Cenyólotl es un álbum especial, cuenta Sonaranda. “Es el más folclórico que he hecho”. Contiene tres canciones suyas (incluida una obra para guitarra sola) y homenajes, como la pieza Llueve, que es del padre de Salvador Ojeda, la cual comenzaron a hacer ella y El Negro hace 30 años, y Mi herencia, de Higinio Peláez (maestro de las chilenas de la Costa Chica de Guerrero), con quien practicaba en su casa. Otro tributo es La guanábana, son jarocho que presentó el grupo Zacamandú en 1989, un rescate del historiador y jaranero Antonio García de León, y un arreglo que hizo junto con el maestro Miguelito Peña, con quien también estudié durante años.
Anastasia se ha nutrido de lo popular de forma seria, tanto que para ella ha sido parte creativa de su composición, así como el elemento de la cosmovisión indígena. Pasó 13 años en el Instituto de Investigaciones Antropológicas como alumna de Antonio López Austin. El título del disco, Cenyólotl, se lo dio él; quiere decir “corazón de maíz” o “corazón cordial”, en náhuatl clásico. “Según la cosmovisión de los abuelos uno viene a graduarse de Cenyólot, por eso, esta visión no sólo es inspiración, sino también estructura”.

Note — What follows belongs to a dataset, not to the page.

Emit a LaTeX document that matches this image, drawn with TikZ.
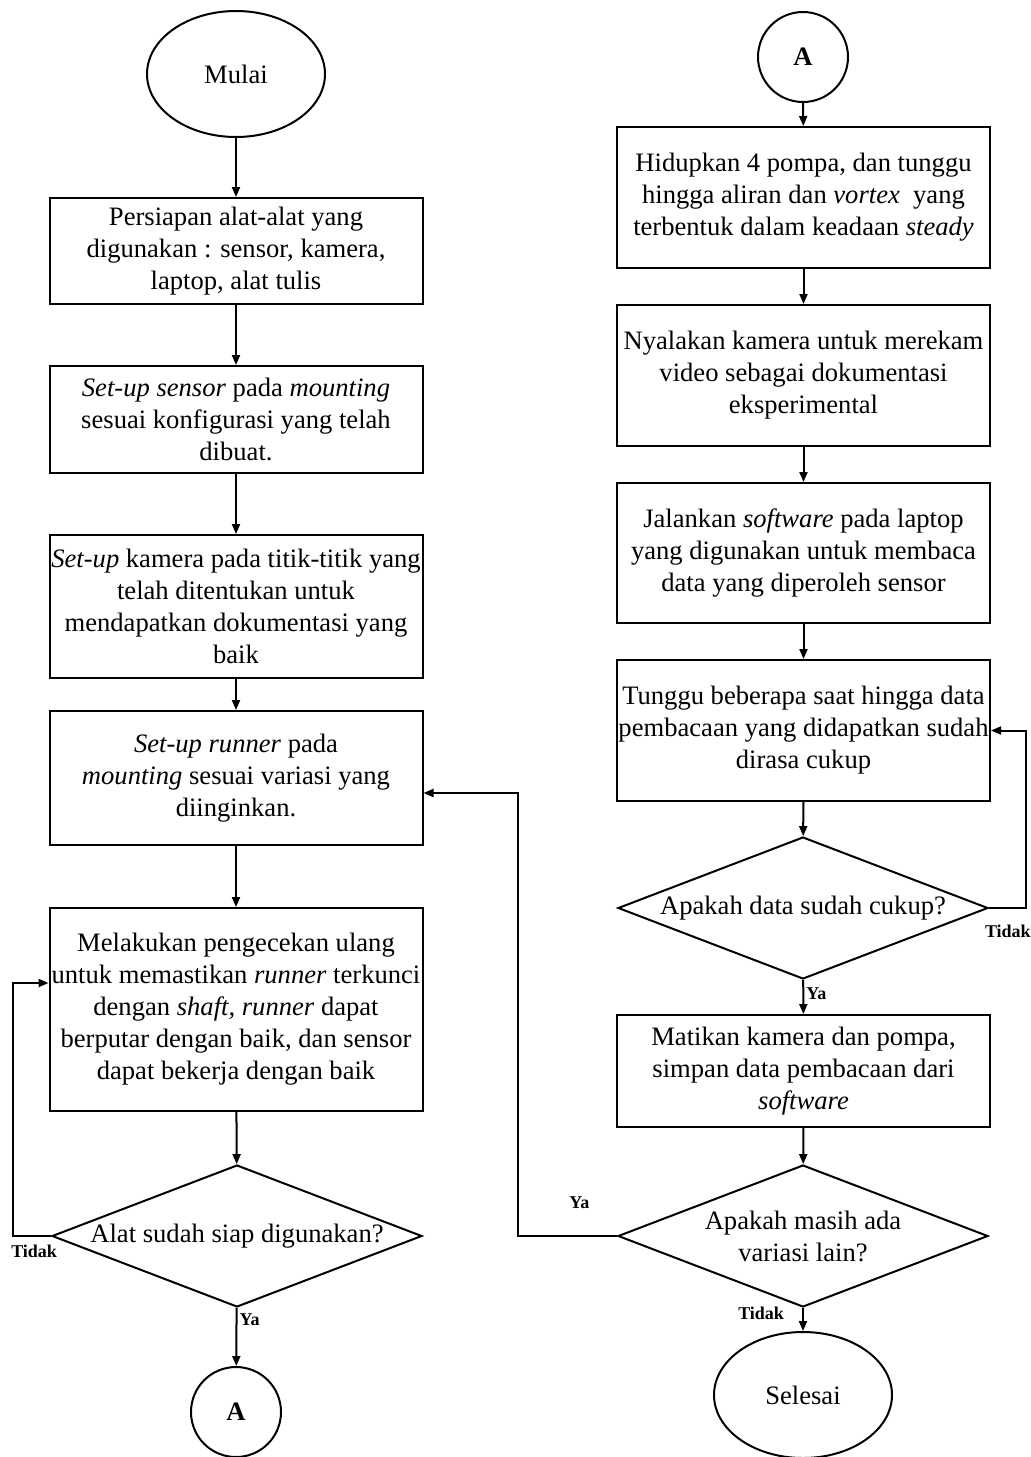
\documentclass[tikz,border=0pt]{standalone}
\usepackage{fontspec}
\setmainfont{Liberation Serif}
\usetikzlibrary{arrows.meta,shapes.geometric}

\begin{document}
\begin{tikzpicture}[x=0.5pt, y=-0.5pt, line width=1pt, -latex, arrows={-Triangle[length=5pt,width=4pt]},
	teks/.style={font=\fontsize{13.3}{16}\selectfont},
	proses/.style={teks, draw, rectangle, minimum width=186.5pt, align=center, inner sep=0pt},
	terminal/.style={teks, draw, ellipse, minimum width=89pt, minimum height=63pt, inner sep=0pt},
	konektor/.style={teks, draw, circle, minimum size=45pt, inner sep=0pt, font=\fontsize{13.3}{16}\selectfont\bfseries},
	keputusan/.style={teks, draw, diamond, aspect=2.6, minimum width=185pt, minimum height=71pt, inner xsep=-8pt, inner ysep=0pt, align=center},
	ket/.style={font=\fontsize{9}{10}\selectfont\bfseries, inner sep=1pt}]
	\useasboundingbox (0,0) rectangle (1031,1457);

	% kolom kiri
	\node [terminal] (mulai) at (236,74) {Mulai};
	\node [proses, minimum height=53pt] (siap) at (236,251) {Persiapan alat-alat yang\\digunakan : sensor, kamera,\\laptop, alat tulis};
	\node [proses, minimum height=53.5pt] (sensor) at (236,419.5) {\emph{Set-up sensor} pada \emph{mounting}\\sesuai konfigurasi yang telah\\dibuat.};
	\node [proses, minimum height=71.5pt] (kamera) at (236,606.5) {\emph{Set-up} kamera pada titik-titik yang\\telah ditentukan untuk\\mendapatkan dokumentasi yang\\baik};
	\node [proses, minimum height=67pt] (runner) at (236,778) {\emph{Set-up runner} pada\\\emph{mounting} sesuai variasi yang\\diinginkan.};
	\node [proses, minimum height=101.5pt] (cek) at (236,1009.5) {Melakukan pengecekan ulang\\untuk memastikan \emph{runner} terkunci\\dengan \emph{shaft, runner} dapat\\berputar dengan baik, dan sensor\\dapat bekerja dengan baik};
	\node [keputusan] (alat) at (237,1236) {Alat sudah siap digunakan?};
	\node [konektor] (A1) at (236,1412) {A};

	% kolom kanan
	\node [konektor] (A2) at (803,57) {A};
	\node [proses, minimum height=70.5pt] (pompa) at (803.5,197.5) {Hidupkan 4 pompa, dan tunggu\\hingga aliran dan \emph{vortex}\ \ yang\\terbentuk dalam keadaan \emph{steady}};
	\node [proses, minimum height=70.5pt] (rekam) at (803.5,375.5) {Nyalakan kamera untuk merekam\\video sebagai dokumentasi\\eksperimental};
	\node [proses, minimum height=70pt] (software) at (803.5,553) {Jalankan \emph{software} pada laptop\\yang digunakan untuk membaca\\data yang diperoleh sensor};
	\node [proses, minimum height=70.5pt] (tunggu) at (803.5,730.5) {Tunggu beberapa saat hingga data\\pembacaan yang didapatkan sudah\\dirasa cukup};
	\node [keputusan] (cukup) at (803,908) {Apakah data sudah cukup?};
	\node [proses, minimum height=56pt] (matikan) at (803.5,1071) {Matikan kamera dan pompa,\\simpan data pembacaan dari\\\emph{software}};
	\node [keputusan] (variasi) at (803,1236) {Apakah masih ada\\variasi lain?};
	\node [terminal] (selesai) at (803,1395) {Selesai};

	\draw (mulai) to (siap);
	\draw (siap) to (sensor);
	\draw (sensor) to (kamera);
	\draw (kamera) to (runner);
	\draw (runner) to (cek);
	\draw (cek) to (alat);
	\draw (alat) to node [ket, pos=0.2, right] {Ya} (A1);
	\coordinate (balik1) at (13,983);
	\draw (alat.west) node [ket, anchor=north east, xshift=4.5pt, yshift=-3pt] {Tidak} -| (balik1) -- (balik1 -| cek.west);

	\draw (A2) to (pompa);
	\draw (pompa) to (rekam);
	\draw (rekam) to (software);
	\draw (software) to (tunggu);
	\draw (tunggu) to (cukup);
	\draw (cukup.east) node [ket, anchor=north west, xshift=-3.5pt, yshift=-7pt] {Tidak} -- ++(37,0) |- (tunggu.east);
	\draw (cukup) to node [ket, pos=0.4, right] {Ya} (matikan);
	\draw (matikan) to (variasi);
	\draw (variasi) to node [ket, pos=0.25, left=8pt] {Tidak} (selesai);
	\coordinate (balik2) at (518,793);
	\draw (variasi.west) -| node [ket, pos=0.19, above=12pt] {Ya} (balik2) -- (balik2 -| runner.east);
\end{tikzpicture}
\end{document}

El disco fue presentado ayer en el Museo Nacional de Culturas Populares por Samuel Máynez Champion (músico, escritor e investigador), con la participación poética de Arturo Guzmán Romano y la musical de Anastasia Sonaranda (guitarra, voz, coyolli, composición, arreglos) en compañía de David Sánchez (contrabajo), Omar Guevara (violín) y Carlos García (flauta transversa, percusiones, flautas indígenas y ocarinas).